• Re-Architecturing Search Engine Indexing Systems for Flash SSDs - Jianguo Wang


  • Abstract:

    Conventional search engines are optimized extensively for hard disk drives (HDDs), which dominate the storage market for decades.  HDDs are known for slow random reads, which are one to two orders of magnitude (50 ~ 100X) more expensive than sequential reads. Thus, the existing search engine design principle is to minimize expensive random reads by introducing increased sequential reads. As an example of list intersection — a fundamental operation in search engines. In order to minimize expensive random reads, all the existing (HDD-centric) intersection algorithms load the lists to memory entirely.

    However, the emergence of fast solid state drives (SSDs) has changed this landscape completely by dramatically improving random I/O performance. Today, random reads on SSDs are fast enough to be comparable with sequential reads (1 ~ 2X). This means that HDD-centric optimizations, with their many sequential reads, are suboptimal on SSDs because they make the total number of reads unnecessarily high. Besides that, the existing HDD-centric design also ignores many SSD-specific characteristics that HDDs do not exhibit such as high internal parallelism and out-of-place updates (for writes). That being said, directly running existing HDD-optimized search engines on SSDs will miss significant opportunities to perform dramatically better.

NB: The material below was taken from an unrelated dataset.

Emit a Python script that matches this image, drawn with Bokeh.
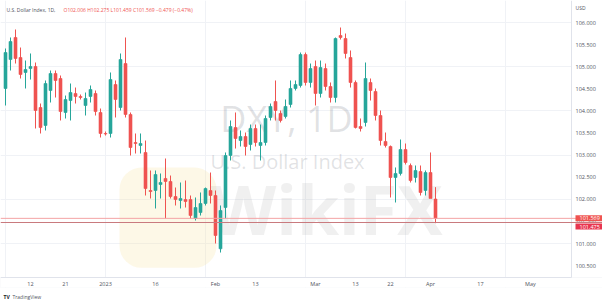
import numpy as np
import pandas as pd
from bokeh.plotting import figure
from bokeh.models import (Range1d, FixedTicker, PrintfTickFormatter, Label, Span,
                          ColumnDataSource, BoxAnnotation, LinearAxis)
from bokeh.embed import file_html
from bokeh.resources import INLINE

# ---------------- data ----------------
start_date = "2022-12-05"
end_date = "2023-04-04"
dates = pd.bdate_range(start_date, end_date)

opens = [104.507, 105.163, 105.661, 105.208, 104.869, 104.959, 105.005, 104.077, 103.670, 104.462,
         104.846, 104.733, 103.964, 104.235, 104.394, 104.326, 104.122, 104.326, 104.394, 103.964,
         103.489, 103.489, 104.597, 104.077, 105.072, 103.919, 103.285, 103.217, 103.059, 102.199,
         102.199, 102.335, 102.471, 102.403, 102.063, 101.973, 101.995, 101.995, 101.566, 101.701,
         101.905, 102.199, 102.086, 100.880, 101.814, 102.991, 103.624, 103.330, 103.421, 103.240,
         103.602, 103.217, 103.285, 103.851, 104.213, 103.941, 103.873, 104.145, 104.507, 104.575,
         105.276, 104.643, 105.005, 104.394, 104.959, 104.552, 104.303, 105.706, 105.638, 105.208,
         104.643, 103.647, 103.738, 104.643, 104.439, 103.896, 103.308, 103.195, 102.493, 102.584,
         103.127, 102.765, 102.493, 102.629, 102.199, 102.606, 102.006]
highs = [105.412, 105.661, 105.842, 105.434, 105.140, 105.299, 105.095, 104.167, 104.688, 104.914,
         104.914, 104.801, 104.348, 104.620, 104.529, 104.371, 104.416, 104.575, 104.462, 104.054,
         103.534, 104.869, 104.688, 105.299, 105.661, 103.964, 103.489, 103.489, 103.330, 102.652,
         102.652, 102.584, 102.923, 102.538, 102.267, 102.380, 102.425, 102.086, 102.041, 102.154,
         102.267, 102.606, 102.199, 101.860, 103.059, 103.783, 103.964, 103.557, 103.511, 103.692,
         103.692, 103.692, 103.896, 104.167, 104.688, 104.009, 104.258, 104.688, 104.688, 105.321,
         105.321, 105.072, 105.140, 105.140, 105.072, 104.643, 105.661, 105.887, 105.751, 105.367,
         104.688, 103.828, 105.095, 104.733, 104.507, 104.009, 103.511, 103.217, 102.720, 103.353,
         103.262, 102.810, 102.765, 102.765, 102.652, 103.059, 102.275]
lows = [104.122, 104.914, 105.072, 104.733, 104.507, 104.710, 103.602, 103.489, 103.557, 104.190,
        104.303, 103.783, 103.828, 103.783, 104.167, 104.258, 103.896, 104.190, 103.896, 103.398,
        103.443, 103.398, 103.851, 104.009, 103.851, 102.991, 103.036, 103.036, 102.086, 102.018,
        101.792, 102.018, 101.566, 102.018, 101.860, 101.792, 101.814, 101.566, 101.520, 101.633,
        101.860, 101.905, 101.000, 100.796, 101.566, 102.878, 103.149, 103.195, 102.991, 103.104,
        103.195, 102.878, 103.217, 103.783, 103.783, 103.738, 103.828, 104.077, 104.462, 104.529,
        104.575, 104.529, 104.122, 104.303, 104.462, 104.190, 104.190, 105.615, 105.186, 104.529,
        103.602, 103.534, 103.647, 104.235, 103.783, 103.217, 103.172, 102.041, 101.928, 102.538,
        102.787, 102.380, 102.380, 102.086, 102.086, 102.041, 101.459]
closes = [105.321, 105.570, 105.186, 104.824, 104.937, 105.005, 104.009, 103.624, 104.620, 104.846,
          104.688, 103.986, 104.258, 104.416, 104.326, 104.303, 104.281, 104.484, 103.986, 103.489,
          103.478, 104.710, 104.258, 105.163, 103.919, 103.172, 103.262, 103.262, 102.244, 102.176,
          102.561, 102.380, 102.403, 102.063, 101.995, 102.018, 101.950, 101.633, 101.814, 101.905,
          102.244, 102.086, 101.181, 101.747, 102.991, 103.647, 103.376, 103.421, 103.195, 103.602,
          103.285, 103.285, 103.828, 104.100, 104.009, 103.783, 104.100, 104.507, 104.597, 105.276,
          104.643, 104.959, 104.394, 104.982, 104.552, 104.303, 105.638, 105.661, 105.299, 104.643,
          103.624, 103.602, 104.733, 104.462, 103.896, 103.330, 103.217, 102.493, 102.584, 103.127,
          102.833, 102.425, 102.652, 102.154, 102.606, 102.018, 101.569]

price_ticks = [100.5, 101.0, 101.5, 102.0, 102.5, 103.0, 103.5, 104.0, 104.5, 105.0, 105.5, 106.0]
date_tick_days = ["2022-12-12", "2022-12-21", "2023-01-02", "2023-01-16", "2023-02-01", "2023-02-13",
                  "2023-03-01", "2023-03-13", "2023-03-22", "2023-04-03", "2023-04-17", "2023-05-01"]
date_tick_labels = ["12", "21", "2023", "16", "Feb", "13", "Mar", "13", "22", "Apr", "17", "May"]

last_price = 101.569
line_price = 101.475

GREEN = "#26a69a"
RED = "#ef5350"
FONT = "Open Sans"

# ---------------- scales ----------------
# frame covers the whole page; price pane ends at X_EDGE (right) and Y_EDGE (bottom)
X0, X1 = -1.0, 119.4            # 602 px wide, 5 px per bar
Y0, Y1 = 99.6425, 106.498       # 303 px tall
X_EDGE = 113.2                  # price-scale border
Y_EDGE = 100.2308               # time-scale border
Y_BOTTOM_LINE = 100.005         # lower border of the time scale
Y_HEADER = 106.29
Y_LOGO = 99.80

idx = list(range(len(dates)))
tops = [max(o, c) for o, c in zip(opens, closes)]
bottoms = [min(o, c) for o, c in zip(opens, closes)]
colors = [GREEN if c >= o else RED for o, c in zip(opens, closes)]
src = ColumnDataSource(dict(x=idx, high=highs, low=lows, top=tops, bottom=bottoms, color=colors))

p = figure(width=602, height=303, output_backend="svg", toolbar_location=None,
           x_range=Range1d(X0, X1), y_range=Range1d(Y0, Y1),
           x_axis_location=None, y_axis_location=None, min_border=0)
p.background_fill_color = "white"
p.border_fill_color = "white"
p.outline_line_color = None

# axes drawn at the pane borders
ticks_x = [int(np.busday_count(start_date, d)) for d in date_tick_days]
xaxis = LinearAxis(fixed_location=Y_EDGE, ticker=FixedTicker(ticks=ticks_x),
                   major_label_overrides={t: l for t, l in zip(ticks_x, date_tick_labels)},
                   bounds=(X0, X_EDGE), face="back")
yaxis = LinearAxis(fixed_location=X_EDGE, ticker=FixedTicker(ticks=price_ticks),
                   formatter=PrintfTickFormatter(format="%.3f"), bounds=(Y_EDGE, Y1))
p.add_layout(xaxis, "below")
p.add_layout(yaxis, "right")
for ax in (xaxis, yaxis):
    ax.axis_line_color = "#e0e3eb"
    ax.major_tick_line_color = None
    ax.minor_tick_line_color = None
    ax.major_tick_in = 0
    ax.major_tick_out = 0
    ax.minor_tick_in = 0
    ax.minor_tick_out = 0
    ax.major_label_text_font = FONT
    ax.major_label_text_font_size = "5.5px"
    ax.major_label_text_color = "#50535e"
xaxis.major_label_standoff = 3
yaxis.major_label_standoff = 4
p.xgrid.grid_line_color = "#f0f2f6"
p.ygrid.grid_line_color = "#f0f2f6"

# white strips over the scale areas (hide grid there)
p.add_layout(BoxAnnotation(left=X_EDGE, fill_color="white", fill_alpha=1, line_color=None,
                           level="underlay"))
p.add_layout(BoxAnnotation(top=Y_EDGE, bottom=Y_BOTTOM_LINE, fill_color="white", fill_alpha=1,
                           line_color="#e0e3eb", line_width=1, level="underlay"))
p.add_layout(BoxAnnotation(top=Y_BOTTOM_LINE, fill_color="white", fill_alpha=1, line_color=None,
                           level="underlay"))

# watermark
p.add_layout(BoxAnnotation(left=22.8, right=42.2, top=102.72, bottom=100.45,
                           fill_color="#f8e2a0", fill_alpha=0.25, line_color=None,
                           border_radius=22, level="underlay"))
p.add_layout(Label(x=56.2, y=103.83, text="DXY, 1D", text_font=FONT, text_font_size="36px",
                   text_color="#787b86", text_alpha=0.22, text_align="center",
                   text_baseline="middle", level="underlay"))
p.add_layout(Label(x=56.4, y=102.86, text="U.S. Dollar Index", text_font=FONT,
                   text_font_size="20px", text_color="#787b86", text_alpha=0.22,
                   text_align="center", text_baseline="middle", level="underlay"))
p.add_layout(Label(x=64.2, y=101.8, text="WikiFX", text_font=FONT, text_font_size="68px",
                   text_font_style="bold", text_color="#9a9a9a", text_alpha=0.15,
                   text_align="center", text_baseline="middle", level="underlay"))

# candles
p.segment(x0="x", y0="low", x1="x", y1="high", line_color="color", line_width=1, source=src)
p.vbar(x="x", width=0.6, top="top", bottom="bottom", fill_color="color",
       line_color="color", line_width=0.6, source=src)

# price lines
p.add_layout(Span(location=last_price, dimension="width", line_color="#f4a3a5", line_width=1))
p.add_layout(Span(location=line_price, dimension="width", line_color="#c97a7e", line_width=1))

# header
p.add_layout(Label(x=0.2, y=Y_HEADER, text="U.S. Dollar Index, 1D,", text_font=FONT,
                   text_font_size="5px", text_color="#50535e", text_baseline="middle"))
p.add_layout(Label(x=11.6, y=Y_HEADER,
                   text="O102.006  H102.275  L101.459  C101.569  \u22120.479 (\u22120.47%)",
                   text_font=FONT, text_font_size="5px", text_color=RED, text_baseline="middle"))

# price-scale labels
p.add_layout(Label(x=X_EDGE, x_offset=4, y=106.339, text="USD", text_font=FONT,
                   text_font_size="5px", text_color="#50535e", text_baseline="middle"))
p.add_layout(Label(x=X_EDGE, x_offset=4, y=last_price, text="101.569", text_font=FONT,
                   text_font_size="5.5px", text_color="white", text_baseline="middle",
                   background_fill_color="#ef5350",
                   padding=dict(left=4, right=8, top=1, bottom=1)))
p.add_layout(Label(x=X_EDGE, x_offset=4, y=line_price, y_offset=-4, text="101.475",
                   text_font=FONT, text_font_size="5.5px", text_color="white",
                   text_baseline="middle", background_fill_color="#e8364f",
                   padding=dict(left=4, right=8, top=1, bottom=1)))

# logo
p.add_layout(Label(x=-0.4, y=Y_LOGO, text="TV", text_font=FONT, text_font_size="5px",
                   text_font_style="bold", text_color="#131722", text_baseline="middle"))
p.add_layout(Label(x=1.4, y=Y_LOGO, text="TradingView", text_font=FONT, text_font_size="5px",
                   text_color="#50535e", text_baseline="middle"))

open("out.html", "w").write(file_html(p, INLINE))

    This paper surveys existing design decisions for HDD-centric search engines and how SSDs make things different. We focus on the indexing system of a search engine, which is known to be performance bottleneck. The indexing system is mainly composed of three components: query processor, cache manager and storage manager. For each component, we first review existing work on HDDs and SSDs (if any), and then present our ideas.

    By: Jianguo Wang